:: Exercise ::
Leave out all pictures. Return exactly the lines from the top of the material through the line containing "import numpy as np".

##### Dataset section #####

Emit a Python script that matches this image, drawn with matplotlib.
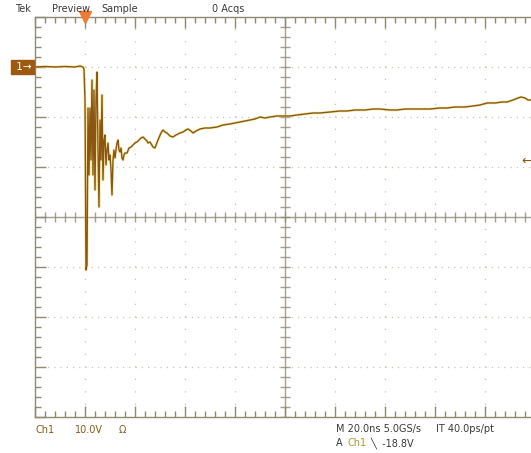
import matplotlib
matplotlib.use("Agg")
import matplotlib.pyplot as plt
import numpy as np

# scope settings: 20 ns/div horizontally, 10 V/div vertically
time_per_div = 20.0
volts_per_div = 10.0
n_xdiv = 10
y_top = 10.0
y_bottom = -70.0
trigger_time = 20.0
trigger_level = -18.8

# captured Ch1 trace: (time in ns from left edge, voltage in V)
trace_points = [
    (0.0, 0.0), (4.0, 0.1), (8.0, 0.0), (12.0, 0.1), (16.0, 0.0), (18.0, 0.2),
    (19.2, 0.0), (19.6, -0.4), (20.0, -6.6), (20.4, -40.6), (20.8, -39.6),
    (21.2, -8.2), (21.6, -21.6), (22.0, -8.2), (22.4, -18.6), (22.8, -2.6),
    (23.2, -21.6), (23.6, -4.6), (24.0, -24.6), (24.4, -6.6), (24.8, -1.0),
    (25.2, -16.6), (25.6, -28.0), (26.0, -10.6), (26.4, -18.6), (26.8, -5.6),
    (27.2, -22.6), (27.6, -14.6), (28.0, -13.6), (28.4, -19.6), (28.8, -16.6),
    (29.2, -15.2), (29.6, -18.6), (30.0, -17.6), (30.4, -20.6), (30.8, -25.6),
    (31.2, -18.6), (31.6, -16.6), (32.0, -18.2), (32.4, -16.6), (32.8, -15.2),
    (33.2, -14.6), (33.6, -16.6), (34.0, -17.0), (34.4, -16.2), (34.8, -18.2),
    (35.2, -18.6), (35.6, -17.6), (36.0, -17.2), (36.8, -17.2), (37.6, -16.2),
    (38.4, -16.0), (39.2, -15.6), (40.0, -15.2), (40.8, -15.0), (41.6, -14.6),
    (42.4, -14.2), (43.2, -14.0), (44.0, -14.4), (44.8, -14.8), (45.2, -15.2),
    (46.0, -15.0), (47.2, -16.0), (48.0, -16.2), (49.2, -14.6), (50.4, -13.2),
    (51.2, -12.6), (52.0, -13.0), (52.8, -13.2), (54.0, -13.8), (55.2, -14.0),
    (56.4, -13.6), (58.0, -13.2), (59.2, -13.0), (60.4, -12.6), (61.2, -12.4),
    (62.4, -12.8), (63.2, -13.2), (64.4, -12.8), (66.0, -12.4), (68.0, -12.2),
    (70.0, -12.2), (72.8, -12.0), (75.2, -11.6), (78.0, -11.4), (80.0, -11.2),
    (82.0, -11.0), (84.0, -10.8), (86.0, -10.6), (88.0, -10.4), (90.0, -10.0),
    (92.0, -10.2), (94.0, -10.0), (96.8, -9.8), (99.2, -9.8), (102.0, -9.8),
    (104.8, -9.6), (108.0, -9.4), (111.2, -9.2), (114.0, -9.2), (118.0, -9.0),
    (122.0, -8.8), (124.8, -8.8), (128.0, -8.6), (132.0, -8.6), (135.2, -8.4),
    (138.0, -8.4), (142.0, -8.6), (144.8, -8.6), (148.0, -8.4), (152.0, -8.4),
    (156.0, -8.4), (158.0, -8.4), (162.0, -8.2), (164.8, -8.2), (168.0, -8.0),
    (172.0, -8.0), (175.2, -7.8), (178.0, -7.6), (180.8, -7.2), (184.0, -7.2),
    (186.8, -7.0), (188.8, -7.0), (191.2, -6.6), (193.2, -6.2), (194.4, -6.0),
    (196.0, -6.2), (197.2, -6.6), (198.4, -6.6),
]
trace_time = [p[0] for p in trace_points]
trace_volts = [p[1] for p in trace_points]

grid_col = "#c8c4b2"
frame_col = "#8e8a74"
trace_col = "#8a5612"
text_col = "#8a5a1c"
dark_col = "#3a3a3a"

W, H = 531, 453
fig = plt.figure(figsize=(W / 100, H / 100), dpi=100)
fig.patch.set_facecolor("white")

# plot area in pixels: x 35..535 (cut off at right), y 17..417
L, T, R, B = 35, 17, 535, 417
ax = fig.add_axes([L / W, 1 - B / H, (R - L) / W, (B - T) / H])
ax.set_xlim(0, time_per_div * n_xdiv)
ax.set_ylim(y_bottom, y_top)
ax.set_facecolor("white")

xdiv = np.arange(0, time_per_div * n_xdiv + 0.1, time_per_div)
ydiv = np.arange(y_bottom, y_top + 0.1, volts_per_div)
x_mid = time_per_div * n_xdiv / 2
y_mid = (y_top + y_bottom) / 2

# dotted graticule
for xv in xdiv[1:-1]:
    if xv != x_mid:
        ax.axvline(xv, color=grid_col, lw=0.9, ls=(0, (1, 9)), zorder=1)
for yv in ydiv[1:-1]:
    if yv != y_mid:
        ax.axhline(yv, color=grid_col, lw=0.9, ls=(0, (1, 4)), zorder=1)

# center crosshair with minor ticks
ax.axvline(x_mid, color=frame_col, lw=1.0, alpha=0.8, zorder=1)
ax.axhline(y_mid, color=frame_col, lw=1.0, alpha=0.8, zorder=1)
xminor = np.arange(0, time_per_div * n_xdiv + 0.1, time_per_div / 5)
yminor = np.arange(y_bottom, y_top + 0.1, volts_per_div / 5)
ax.plot(xminor, np.full_like(xminor, y_mid), ls="none", marker="|", ms=7,
        mew=1.0, color=frame_col, alpha=0.8, zorder=1)
ax.plot(np.full_like(yminor, x_mid), yminor, ls="none", marker="_", ms=7,
        mew=1.0, color=frame_col, alpha=0.8, zorder=1)

# frame ticks
for s in ["left", "bottom", "top"]:
    ax.spines[s].set_color(frame_col)
    ax.spines[s].set_linewidth(1.0)
ax.spines["right"].set_visible(False)
ax.set_xticks(xdiv)
ax.set_yticks(ydiv)
ax.set_xticks(xminor, minor=True)
ax.set_yticks(yminor, minor=True)
ax.tick_params(which="both", direction="in", colors=frame_col, labelleft=False,
               labelbottom=False, top=True, width=1.0)
ax.tick_params(which="major", length=8)
ax.tick_params(which="minor", length=4)

# trace
ax.plot(trace_time, trace_volts, color="#e8e070", lw=2.0, alpha=0.6, zorder=3,
        solid_joinstyle="round")
ax.plot(trace_time, trace_volts, color=trace_col, lw=1.0, zorder=4,
        solid_joinstyle="round")

# trigger position marker
ax.plot([trigger_time], [y_top], marker="v", ms=8, color="#f07a30",
        clip_on=False, zorder=5)

# channel ground marker
fig.text(13 / W, 1 - 67 / H, " 1\u2192", color="white", fontsize=7.5,
         va="center", ha="left",
         bbox=dict(boxstyle="square,pad=0.2", fc="#9c5a10", ec="#9c5a10"))
# trigger level marker
fig.text(521 / W, 1 - (67 + (0 - trigger_level) / volts_per_div * 50) / H,
         "\u2190", color=trace_col, fontsize=9, va="center", ha="left")

# top status line
fs = 7
fig.text(15 / W, 1 - 9 / H, "Tek", fontsize=fs, color=dark_col, va="center")
fig.text(52 / W, 1 - 9 / H, "Preview", fontsize=fs, color=dark_col, va="center")
fig.text(101 / W, 1 - 9 / H, "Sample", fontsize=fs, color=dark_col, va="center")
fig.text(212 / W, 1 - 9 / H, "0 Acqs", fontsize=fs, color=dark_col, va="center")

# bottom readouts
fig.text(35 / W, 1 - 430 / H, "Ch1", fontsize=fs, color=text_col, va="center")
fig.text(75 / W, 1 - 430 / H, "10.0V", fontsize=fs, color=text_col, va="center")
fig.text(119 / W, 1 - 430 / H, "\u03a9", fontsize=fs, color=text_col, va="center")
fig.text(336 / W, 1 - 429 / H, "M 20.0ns 5.0GS/s", fontsize=fs, color=dark_col,
         va="center")
fig.text(436 / W, 1 - 429 / H, "IT 40.0ps/pt", fontsize=fs, color=dark_col,
         va="center")
fig.text(336 / W, 1 - 443 / H, "A", fontsize=fs, color=dark_col, va="center")
fig.text(348 / W, 1 - 443 / H, "Ch1", fontsize=fs, color="#a89a30", va="center")
fig.text(370 / W, 1 - 443 / H, "\u2572  -18.8V", fontsize=fs, color=dark_col,
         va="center")

fig.savefig("out.png", dpi=100, facecolor="white")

#####

:: Written answer ::
Emit a Python script that matches this image, drawn with matplotlib.
import matplotlib
matplotlib.use("Agg")
import matplotlib.pyplot as plt
import numpy as np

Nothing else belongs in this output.